Why No Man Should Ever Sing “House of the Rising Sun” Again

Music can give you sustenance during spiritually meager times, and this spring I kept going back to Joan Baez’ first album again and again.

Joanbaez

Recorded here in New York City in the summer of 1960, Joan Baez (the album) is a spare production of folk classics. She was only 19, and no one had heard of Dylan and she wasn’t a spokesperson for anything just yet, and the songs are all stories more than statements – and sung by that voice. Lots of them, songs like “East Virginia,” come off as so lively precisely because she’s still such a girl, and the heartache of lost love is palpable in them. “Silver Dagger” is her version of  “Katie Dear,” a ballad of doomed love which, because it’s sung in the first person from the girl’s perspective, is darker and scarier.

These songs also evoke the macabre Appalachian heart of America, our people, and an old soul of a girl who can stare into it without fear, with nothing but clarity.

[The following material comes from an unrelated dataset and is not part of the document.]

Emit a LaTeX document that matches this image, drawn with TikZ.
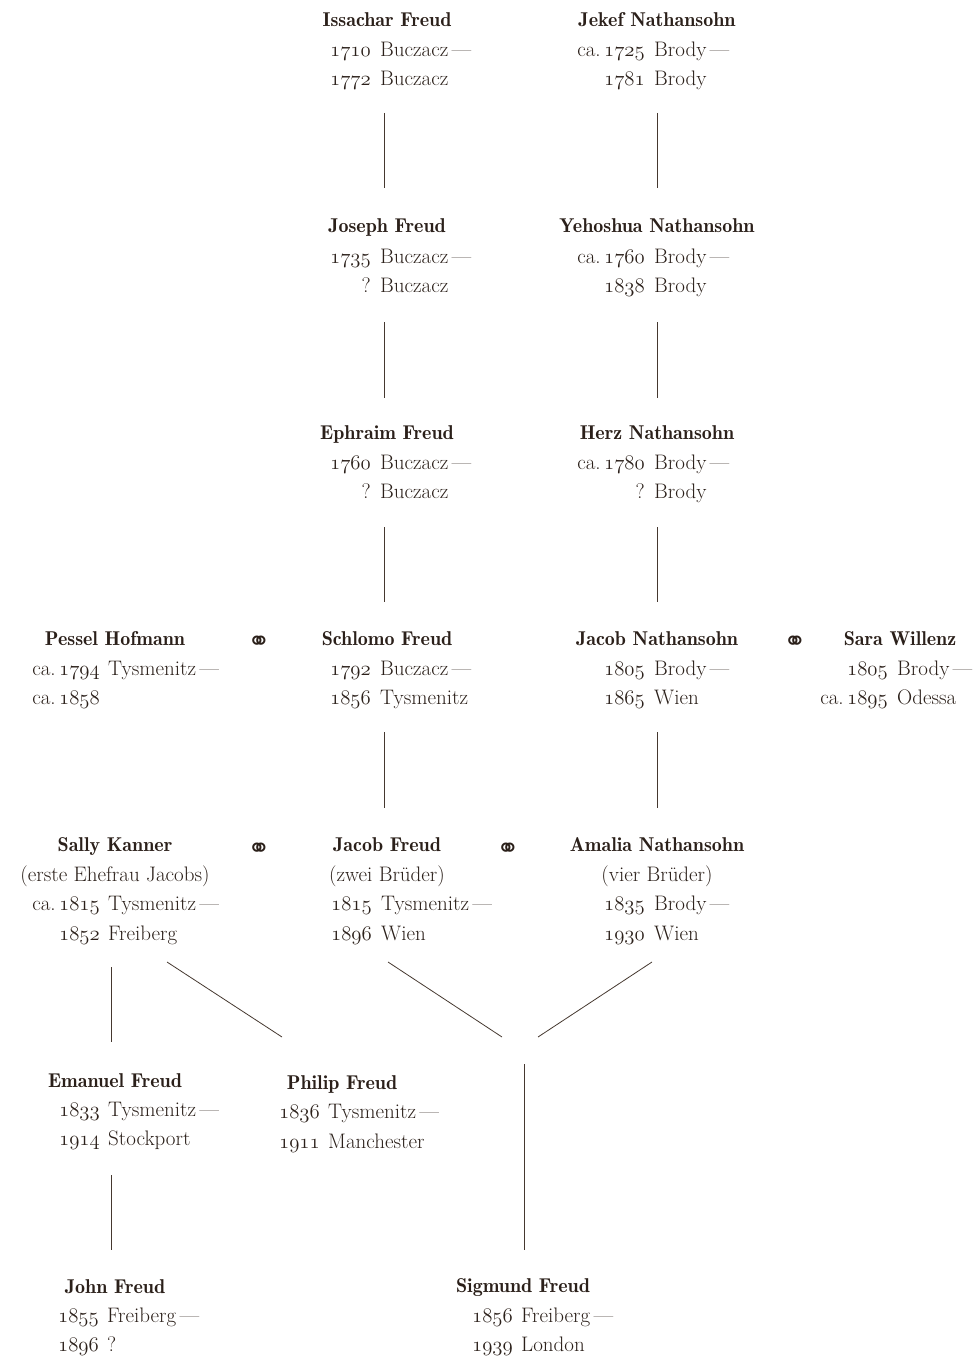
\documentclass[tikz,border=0pt]{standalone}
\usepackage{fontspec}
\newfontfamily\symfont{DejaVu Sans}
\definecolor{ink}{HTML}{2B201A}
\definecolor{rule}{HTML}{45382F}
\newcommand\on[1]{{\usefont{OML}{cmm}{m}{it}\fontsize{21}{24}\selectfont#1}}
\newcommand\ca{ca.\,}
\tikzset{
  nm/.style={anchor=base, inner sep=0pt, font=\fontsize{20}{24}\fontseries{b}\selectfont, text=ink},
  sub/.style={anchor=base, inner sep=0pt, font=\fontsize{21}{24}\selectfont, text=ink},
  yr/.style={anchor=base east, inner sep=0pt, font=\fontsize{21}{24}\selectfont, text=ink},
  pl/.style={anchor=base west, inner sep=0pt, font=\fontsize{21}{24}\selectfont, text=ink},
  mar/.style={inner sep=0pt, font=\symfont\fontsize{27}{30}\selectfont, text=ink},
  link/.style={draw=rule, line width=0.8pt}
}
\begin{document}
\begin{tikzpicture}[x=1pt,y=-1pt]
\useasboundingbox (0,0) rectangle (974,1356);
% Row 1
\node[nm] (issachar) at (387,27) {Issachar Freud};
\node[yr] (issachar-b) at (371,57) {\on{1710}};
\node[pl] (issachar-bp) at (380,57) {Buczacz\,—};
\node[yr] (issachar-d) at (371,86) {\on{1772}};
\node[pl] (issachar-dp) at (380,86) {Buczacz};
\node[nm] (jekef) at (657,27) {Jekef Nathansohn};
\node[yr] (jekef-b) at (645,57) {\ca\on{1725}};
\node[pl] (jekef-bp) at (654,57) {Brody\,—};
\node[yr] (jekef-d) at (645,86) {\on{1781}};
\node[pl] (jekef-dp) at (654,86) {Brody};
% Row 2
\node[nm] (joseph) at (387,233) {Joseph Freud};
\node[yr] (joseph-b) at (371,263) {\on{1735}};
\node[pl] (joseph-bp) at (380,263) {Buczacz\,—};
\node[yr] (joseph-d) at (371,292) {?};
\node[pl] (joseph-dp) at (380,292) {Buczacz};
\node[nm] (yehoshua) at (657,233) {Yehoshua Nathansohn};
\node[yr] (yehoshua-b) at (645,263) {\ca\on{1760}};
\node[pl] (yehoshua-bp) at (654,263) {Brody\,—};
\node[yr] (yehoshua-d) at (645,292) {\on{1838}};
\node[pl] (yehoshua-dp) at (654,292) {Brody};
% Row 3
\node[nm] (ephraim) at (387,439) {Ephraim Freud};
\node[yr] (ephraim-b) at (371,469) {\on{1760}};
\node[pl] (ephraim-bp) at (380,469) {Buczacz\,—};
\node[yr] (ephraim-d) at (371,498) {?};
\node[pl] (ephraim-dp) at (380,498) {Buczacz};
\node[nm] (herz) at (657,439) {Herz Nathansohn};
\node[yr] (herz-b) at (645,469) {\ca\on{1780}};
\node[pl] (herz-bp) at (654,469) {Brody\,—};
\node[yr] (herz-d) at (645,498) {?};
\node[pl] (herz-dp) at (654,498) {Brody};
% Row 4
\node[nm] (pessel) at (115,645) {Pessel Hofmann};
\node[yr] (pessel-b) at (100,675) {\ca\on{1794}};
\node[pl] (pessel-bp) at (108,675) {Tysmenitz\,—};
\node[yr] (pessel-d) at (100,704) {\ca\on{1858}};
\node[mar] (m1) at (259,643) {⚭};
\node[nm] (schlomo) at (387,645) {Schlomo Freud};
\node[yr] (schlomo-b) at (371,675) {\on{1792}};
\node[pl] (schlomo-bp) at (380,675) {Buczacz\,—};
\node[yr] (schlomo-d) at (371,704) {\on{1856}};
\node[pl] (schlomo-dp) at (380,704) {Tysmenitz};
\node[nm] (jacobn) at (657,645) {Jacob Nathansohn};
\node[yr] (jacobn-b) at (645,675) {\on{1805}};
\node[pl] (jacobn-bp) at (654,675) {Brody\,—};
\node[yr] (jacobn-d) at (645,704) {\on{1865}};
\node[pl] (jacobn-dp) at (654,704) {Wien};
\node[mar] (m2) at (795,643) {⚭};
\node[nm] (sara) at (900,645) {Sara Willenz};
\node[yr] (sara-b) at (888,675) {\on{1805}};
\node[pl] (sara-bp) at (897,675) {Brody\,—};
\node[yr] (sara-d) at (888,704) {\ca\on{1895}};
\node[pl] (sara-dp) at (897,704) {Odessa};
% Row 5
\node[nm] (sally) at (115,851) {Sally Kanner};
\node[sub] (sally-s) at (115,881) {(erste Ehefrau Jacobs)};
\node[yr] (sally-b) at (100,910) {\ca\on{1815}};
\node[pl] (sally-bp) at (108,910) {Tysmenitz\,—};
\node[yr] (sally-d) at (100,940) {\on{1852}};
\node[pl] (sally-dp) at (108,940) {Freiberg};
\node[mar] (m3) at (259,850) {⚭};
\node[nm] (jacobf) at (387,851) {Jacob Freud};
\node[sub] (jacobf-s) at (387,881) {(zwei Brüder)};
\node[yr] (jacobf-b) at (372,910) {\on{1815}};
\node[pl] (jacobf-bp) at (381,910) {Tysmenitz\,—};
\node[yr] (jacobf-d) at (372,940) {\on{1896}};
\node[pl] (jacobf-dp) at (381,940) {Wien};
\node[mar] (m4) at (508,850) {⚭};
\node[nm] (amalia) at (657,851) {Amalia Nathansohn};
\node[sub] (amalia-s) at (657,881) {(vier Brüder)};
\node[yr] (amalia-b) at (645,910) {\on{1835}};
\node[pl] (amalia-bp) at (654,910) {Brody\,—};
\node[yr] (amalia-d) at (645,940) {\on{1930}};
\node[pl] (amalia-dp) at (654,940) {Wien};
% Row 6
\node[nm] (emanuel) at (115,1087) {Emanuel Freud};
\node[yr] (emanuel-b) at (100,1116) {\on{1833}};
\node[pl] (emanuel-bp) at (108,1116) {Tysmenitz\,—};
\node[yr] (emanuel-d) at (100,1145) {\on{1914}};
\node[pl] (emanuel-dp) at (108,1145) {Stockport};
\node[nm] (philip) at (342,1089) {Philip Freud};
\node[yr] (philip-b) at (320,1118) {\on{1836}};
\node[pl] (philip-bp) at (328,1118) {Tysmenitz\,—};
\node[yr] (philip-d) at (320,1148) {\on{1911}};
\node[pl] (philip-dp) at (328,1148) {Manchester};
% Row 7
\node[nm] (john) at (115,1293) {John Freud};
\node[yr] (john-b) at (99,1322) {\on{1855}};
\node[pl] (john-bp) at (107,1322) {Freiberg\,—};
\node[yr] (john-d) at (99,1351) {\on{1896}};
\node[pl] (john-dp) at (107,1351) {?};
\node[nm] (sigmund) at (523,1292) {Sigmund Freud};
\node[yr] (sigmund-b) at (513,1322) {\on{1856}};
\node[pl] (sigmund-bp) at (521,1322) {Freiberg\,—};
\node[yr] (sigmund-d) at (513,1351) {\on{1939}};
\node[pl] (sigmund-dp) at (521,1351) {London};
% connector end points
\coordinate (c1a) at (384,113); \coordinate (c1b) at (384,188);
\coordinate (c2a) at (657,113); \coordinate (c2b) at (657,188);
\coordinate (c3a) at (384,322); \coordinate (c3b) at (384,398);
\coordinate (c4a) at (657,322); \coordinate (c4b) at (657,398);
\coordinate (c5a) at (384,527); \coordinate (c5b) at (384,602);
\coordinate (c6a) at (657,527); \coordinate (c6b) at (657,602);
\coordinate (c7a) at (384,732); \coordinate (c7b) at (384,808);
\coordinate (c8a) at (657,732); \coordinate (c8b) at (657,808);
\coordinate (c9a) at (111,967); \coordinate (c9b) at (111,1042);
\coordinate (c10a) at (167,962); \coordinate (c10b) at (282,1037);
\coordinate (c11a) at (388,962); \coordinate (c11b) at (502,1037);
\coordinate (c12a) at (652,962); \coordinate (c12b) at (538,1037);
\coordinate (c13a) at (524,1064); \coordinate (c13b) at (524,1250);
\coordinate (c14a) at (111,1175); \coordinate (c14b) at (111,1250);
\foreach \i in {1,...,14} {\draw[link] (c\i a) -- (c\i b);}
\end{tikzpicture}
\end{document}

Last week when the President announced his decision to pull out of the Paris Climate Agreement, I naturally started thinking hard about Appalachia and its mythical meaning to us (more on that soon). Coincidentally, it was also the week the art scene in my former hometown of Minneapolis hosted a controversy about racism in art, in Sam Durrant’s Scaffold at the Walker Art Center. A white artist was the wrong artist to tell the story of the mass execution of Dakotas during the great uprising, they said.

I rarely get excited about artists or writers overstepping the bounds of what content they’re allowed to take on. Is this my white male privilege? Maybe, but I’m more inclined to agree with Jerry Saltz of New York Magazine: “The real problem with [Scaffold] is that ALL its supposed content is in the work’s explanatory wall label,” a damning comment about lots of political art, no matter who’s controlling the story.

But even I had just determined, after listening to Baez’ “House of the Rising Sun” dozens of times this year, that no man should ever sing that song again. The Animals’ version, which is part of the classic rock canon you just can’t avoid, is utterly lifeless. “It’s been the ruin of many a poor boy” changes the meaning of the story. Eric Burden wasn’t the first man to sing it – even Dylan had a version of it – but that doesn’t mean we should ever  have to listen to it.

It’s about a girl in a whorehouse, a “ruined” woman, and devastating in a first-person version by an artistic giant like Baez:

Can we at least agree on that? If your telling the story is going to screw it up, leave it alone.